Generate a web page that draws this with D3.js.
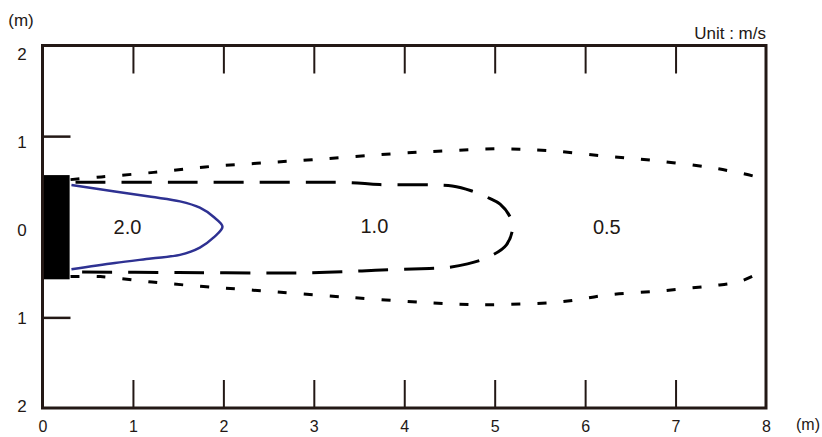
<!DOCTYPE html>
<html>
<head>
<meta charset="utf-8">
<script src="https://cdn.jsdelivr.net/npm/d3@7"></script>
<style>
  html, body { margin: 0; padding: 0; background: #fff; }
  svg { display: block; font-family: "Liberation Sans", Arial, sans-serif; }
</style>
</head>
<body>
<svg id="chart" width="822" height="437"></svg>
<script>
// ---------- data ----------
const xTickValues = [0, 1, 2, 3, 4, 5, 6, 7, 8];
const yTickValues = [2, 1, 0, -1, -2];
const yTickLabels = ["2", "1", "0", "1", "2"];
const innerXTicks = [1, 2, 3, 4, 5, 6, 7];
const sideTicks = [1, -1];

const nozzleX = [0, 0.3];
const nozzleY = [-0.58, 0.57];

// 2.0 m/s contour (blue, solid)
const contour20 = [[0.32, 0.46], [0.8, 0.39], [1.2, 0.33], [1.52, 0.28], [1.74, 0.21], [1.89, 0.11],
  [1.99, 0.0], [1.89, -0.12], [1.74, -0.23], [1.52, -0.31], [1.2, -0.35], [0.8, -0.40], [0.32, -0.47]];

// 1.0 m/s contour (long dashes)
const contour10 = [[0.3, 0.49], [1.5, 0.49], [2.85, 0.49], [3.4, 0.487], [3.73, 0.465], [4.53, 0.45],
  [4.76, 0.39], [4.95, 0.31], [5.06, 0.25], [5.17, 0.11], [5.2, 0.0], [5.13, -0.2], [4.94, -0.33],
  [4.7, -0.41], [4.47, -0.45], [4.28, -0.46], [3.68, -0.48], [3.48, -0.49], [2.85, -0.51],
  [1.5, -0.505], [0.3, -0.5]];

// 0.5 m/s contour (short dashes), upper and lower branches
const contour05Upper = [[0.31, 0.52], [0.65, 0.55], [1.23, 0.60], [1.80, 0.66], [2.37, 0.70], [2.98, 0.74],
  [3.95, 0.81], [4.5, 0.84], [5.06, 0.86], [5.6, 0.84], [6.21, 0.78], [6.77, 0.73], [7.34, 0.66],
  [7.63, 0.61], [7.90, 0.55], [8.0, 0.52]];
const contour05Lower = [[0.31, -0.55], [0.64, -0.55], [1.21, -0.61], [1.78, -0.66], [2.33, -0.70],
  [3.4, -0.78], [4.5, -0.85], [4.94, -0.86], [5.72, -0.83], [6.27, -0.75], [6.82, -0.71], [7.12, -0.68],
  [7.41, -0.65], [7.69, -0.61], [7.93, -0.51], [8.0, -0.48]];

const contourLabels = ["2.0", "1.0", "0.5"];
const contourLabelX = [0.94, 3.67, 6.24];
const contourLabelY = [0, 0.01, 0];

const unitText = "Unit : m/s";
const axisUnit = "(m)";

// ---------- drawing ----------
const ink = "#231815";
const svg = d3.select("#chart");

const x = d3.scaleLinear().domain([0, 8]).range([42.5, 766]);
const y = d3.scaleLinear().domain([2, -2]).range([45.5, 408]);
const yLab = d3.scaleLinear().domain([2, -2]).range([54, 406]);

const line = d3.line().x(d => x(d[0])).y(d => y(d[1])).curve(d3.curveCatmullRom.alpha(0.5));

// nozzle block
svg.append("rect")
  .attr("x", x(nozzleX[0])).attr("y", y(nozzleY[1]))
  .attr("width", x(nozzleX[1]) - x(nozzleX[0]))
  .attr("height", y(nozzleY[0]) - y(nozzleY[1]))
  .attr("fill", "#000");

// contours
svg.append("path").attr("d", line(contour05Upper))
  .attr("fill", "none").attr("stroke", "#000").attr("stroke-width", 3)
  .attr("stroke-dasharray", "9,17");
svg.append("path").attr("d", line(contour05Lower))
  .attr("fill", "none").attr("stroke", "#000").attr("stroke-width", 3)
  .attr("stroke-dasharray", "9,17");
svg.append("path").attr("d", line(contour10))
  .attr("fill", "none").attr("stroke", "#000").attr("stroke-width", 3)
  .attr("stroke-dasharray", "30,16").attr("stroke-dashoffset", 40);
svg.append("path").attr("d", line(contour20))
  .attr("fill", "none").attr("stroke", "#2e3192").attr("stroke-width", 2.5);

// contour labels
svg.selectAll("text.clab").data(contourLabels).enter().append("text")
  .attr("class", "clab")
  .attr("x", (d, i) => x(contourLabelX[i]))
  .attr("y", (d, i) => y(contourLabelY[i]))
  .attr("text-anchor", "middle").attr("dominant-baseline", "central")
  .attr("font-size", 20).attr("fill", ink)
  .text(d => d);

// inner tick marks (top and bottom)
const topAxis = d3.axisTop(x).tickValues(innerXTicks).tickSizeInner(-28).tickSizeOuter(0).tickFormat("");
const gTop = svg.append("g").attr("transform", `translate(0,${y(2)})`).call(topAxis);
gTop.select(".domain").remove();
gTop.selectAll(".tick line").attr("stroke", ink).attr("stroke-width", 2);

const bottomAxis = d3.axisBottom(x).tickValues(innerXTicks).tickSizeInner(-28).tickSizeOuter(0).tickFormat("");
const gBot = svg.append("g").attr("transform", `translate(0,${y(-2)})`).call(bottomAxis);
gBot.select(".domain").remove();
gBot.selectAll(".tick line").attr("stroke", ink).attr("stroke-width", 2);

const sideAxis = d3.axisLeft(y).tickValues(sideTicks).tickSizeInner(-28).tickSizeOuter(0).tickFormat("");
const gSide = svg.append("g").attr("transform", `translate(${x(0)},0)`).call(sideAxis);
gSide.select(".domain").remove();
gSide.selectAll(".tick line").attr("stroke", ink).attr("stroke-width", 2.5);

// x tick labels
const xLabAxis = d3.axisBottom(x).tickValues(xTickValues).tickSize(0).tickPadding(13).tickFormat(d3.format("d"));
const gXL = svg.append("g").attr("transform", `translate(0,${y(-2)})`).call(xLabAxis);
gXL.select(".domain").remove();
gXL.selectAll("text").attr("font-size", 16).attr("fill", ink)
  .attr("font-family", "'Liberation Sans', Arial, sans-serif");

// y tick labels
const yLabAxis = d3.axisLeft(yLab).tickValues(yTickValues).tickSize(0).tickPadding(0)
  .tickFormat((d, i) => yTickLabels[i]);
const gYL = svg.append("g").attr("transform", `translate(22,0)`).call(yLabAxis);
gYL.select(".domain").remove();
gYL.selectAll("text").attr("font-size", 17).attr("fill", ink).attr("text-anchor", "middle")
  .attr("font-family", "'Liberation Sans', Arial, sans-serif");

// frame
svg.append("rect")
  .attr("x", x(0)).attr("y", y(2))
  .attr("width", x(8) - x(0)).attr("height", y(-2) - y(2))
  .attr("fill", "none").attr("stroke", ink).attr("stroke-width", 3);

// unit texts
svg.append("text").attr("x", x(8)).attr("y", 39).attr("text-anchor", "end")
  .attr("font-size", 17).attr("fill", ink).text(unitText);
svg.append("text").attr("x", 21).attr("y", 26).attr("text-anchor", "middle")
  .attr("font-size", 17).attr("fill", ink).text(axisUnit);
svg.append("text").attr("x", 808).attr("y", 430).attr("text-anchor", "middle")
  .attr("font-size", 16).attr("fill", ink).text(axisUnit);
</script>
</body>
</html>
● ● ● ●
Reproduce every line exactly and omit all pictures.

Full solution:
Generate a web page that draws this with D3.js.
<!DOCTYPE html>
<html>
<head>
<meta charset="utf-8">
<script src="https://cdn.jsdelivr.net/npm/d3@7"></script>
<style>
  html, body { margin: 0; padding: 0; background: #fff; }
  svg { display: block; font-family: "Liberation Sans", Arial, sans-serif; }
</style>
</head>
<body>
<svg id="chart" width="822" height="437"></svg>
<script>
// ---------- data ----------
const xTickValues = [0, 1, 2, 3, 4, 5, 6, 7, 8];
const yTickValues = [2, 1, 0, -1, -2];
const yTickLabels = ["2", "1", "0", "1", "2"];
const innerXTicks = [1, 2, 3, 4, 5, 6, 7];
const sideTicks = [1, -1];

const nozzleX = [0, 0.3];
const nozzleY = [-0.58, 0.57];

// 2.0 m/s contour (blue, solid)
const contour20 = [[0.32, 0.46], [0.8, 0.39], [1.2, 0.33], [1.52, 0.28], [1.74, 0.21], [1.89, 0.11],
  [1.99, 0.0], [1.89, -0.12], [1.74, -0.23], [1.52, -0.31], [1.2, -0.35], [0.8, -0.40], [0.32, -0.47]];

// 1.0 m/s contour (long dashes)
const contour10 = [[0.3, 0.49], [1.5, 0.49], [2.85, 0.49], [3.4, 0.487], [3.73, 0.465], [4.53, 0.45],
  [4.76, 0.39], [4.95, 0.31], [5.06, 0.25], [5.17, 0.11], [5.2, 0.0], [5.13, -0.2], [4.94, -0.33],
  [4.7, -0.41], [4.47, -0.45], [4.28, -0.46], [3.68, -0.48], [3.48, -0.49], [2.85, -0.51],
  [1.5, -0.505], [0.3, -0.5]];

// 0.5 m/s contour (short dashes), upper and lower branches
const contour05Upper = [[0.31, 0.52], [0.65, 0.55], [1.23, 0.60], [1.80, 0.66], [2.37, 0.70], [2.98, 0.74],
  [3.95, 0.81], [4.5, 0.84], [5.06, 0.86], [5.6, 0.84], [6.21, 0.78], [6.77, 0.73], [7.34, 0.66],
  [7.63, 0.61], [7.90, 0.55], [8.0, 0.52]];
const contour05Lower = [[0.31, -0.55], [0.64, -0.55], [1.21, -0.61], [1.78, -0.66], [2.33, -0.70],
  [3.4, -0.78], [4.5, -0.85], [4.94, -0.86], [5.72, -0.83], [6.27, -0.75], [6.82, -0.71], [7.12, -0.68],
  [7.41, -0.65], [7.69, -0.61], [7.93, -0.51], [8.0, -0.48]];

const contourLabels = ["2.0", "1.0", "0.5"];
const contourLabelX = [0.94, 3.67, 6.24];
const contourLabelY = [0, 0.01, 0];

const unitText = "Unit : m/s";
const axisUnit = "(m)";

// ---------- drawing ----------
const ink = "#231815";
const svg = d3.select("#chart");

const x = d3.scaleLinear().domain([0, 8]).range([42.5, 766]);
const y = d3.scaleLinear().domain([2, -2]).range([45.5, 408]);
const yLab = d3.scaleLinear().domain([2, -2]).range([54, 406]);

const line = d3.line().x(d => x(d[0])).y(d => y(d[1])).curve(d3.curveCatmullRom.alpha(0.5));

// nozzle block
svg.append("rect")
  .attr("x", x(nozzleX[0])).attr("y", y(nozzleY[1]))
  .attr("width", x(nozzleX[1]) - x(nozzleX[0]))
  .attr("height", y(nozzleY[0]) - y(nozzleY[1]))
  .attr("fill", "#000");

// contours
svg.append("path").attr("d", line(contour05Upper))
  .attr("fill", "none").attr("stroke", "#000").attr("stroke-width", 3)
  .attr("stroke-dasharray", "9,17");
svg.append("path").attr("d", line(contour05Lower))
  .attr("fill", "none").attr("stroke", "#000").attr("stroke-width", 3)
  .attr("stroke-dasharray", "9,17");
svg.append("path").attr("d", line(contour10))
  .attr("fill", "none").attr("stroke", "#000").attr("stroke-width", 3)
  .attr("stroke-dasharray", "30,16").attr("stroke-dashoffset", 40);
svg.append("path").attr("d", line(contour20))
  .attr("fill", "none").attr("stroke", "#2e3192").attr("stroke-width", 2.5);

// contour labels
svg.selectAll("text.clab").data(contourLabels).enter().append("text")
  .attr("class", "clab")
  .attr("x", (d, i) => x(contourLabelX[i]))
  .attr("y", (d, i) => y(contourLabelY[i]))
  .attr("text-anchor", "middle").attr("dominant-baseline", "central")
  .attr("font-size", 20).attr("fill", ink)
  .text(d => d);

// inner tick marks (top and bottom)
const topAxis = d3.axisTop(x).tickValues(innerXTicks).tickSizeInner(-28).tickSizeOuter(0).tickFormat("");
const gTop = svg.append("g").attr("transform", `translate(0,${y(2)})`).call(topAxis);
gTop.select(".domain").remove();
gTop.selectAll(".tick line").attr("stroke", ink).attr("stroke-width", 2);

const bottomAxis = d3.axisBottom(x).tickValues(innerXTicks).tickSizeInner(-28).tickSizeOuter(0).tickFormat("");
const gBot = svg.append("g").attr("transform", `translate(0,${y(-2)})`).call(bottomAxis);
gBot.select(".domain").remove();
gBot.selectAll(".tick line").attr("stroke", ink).attr("stroke-width", 2);

const sideAxis = d3.axisLeft(y).tickValues(sideTicks).tickSizeInner(-28).tickSizeOuter(0).tickFormat("");
const gSide = svg.append("g").attr("transform", `translate(${x(0)},0)`).call(sideAxis);
gSide.select(".domain").remove();
gSide.selectAll(".tick line").attr("stroke", ink).attr("stroke-width", 2.5);

// x tick labels
const xLabAxis = d3.axisBottom(x).tickValues(xTickValues).tickSize(0).tickPadding(13).tickFormat(d3.format("d"));
const gXL = svg.append("g").attr("transform", `translate(0,${y(-2)})`).call(xLabAxis);
gXL.select(".domain").remove();
gXL.selectAll("text").attr("font-size", 16).attr("fill", ink)
  .attr("font-family", "'Liberation Sans', Arial, sans-serif");

// y tick labels
const yLabAxis = d3.axisLeft(yLab).tickValues(yTickValues).tickSize(0).tickPadding(0)
  .tickFormat((d, i) => yTickLabels[i]);
const gYL = svg.append("g").attr("transform", `translate(22,0)`).call(yLabAxis);
gYL.select(".domain").remove();
gYL.selectAll("text").attr("font-size", 17).attr("fill", ink).attr("text-anchor", "middle")
  .attr("font-family", "'Liberation Sans', Arial, sans-serif");

// frame
svg.append("rect")
  .attr("x", x(0)).attr("y", y(2))
  .attr("width", x(8) - x(0)).attr("height", y(-2) - y(2))
  .attr("fill", "none").attr("stroke", ink).attr("stroke-width", 3);

// unit texts
svg.append("text").attr("x", x(8)).attr("y", 39).attr("text-anchor", "end")
  .attr("font-size", 17).attr("fill", ink).text(unitText);
svg.append("text").attr("x", 21).attr("y", 26).attr("text-anchor", "middle")
  .attr("font-size", 17).attr("fill", ink).text(axisUnit);
svg.append("text").attr("x", 808).attr("y", 430).attr("text-anchor", "middle")
  .attr("font-size", 16).attr("fill", ink).text(axisUnit);
</script>
</body>
</html>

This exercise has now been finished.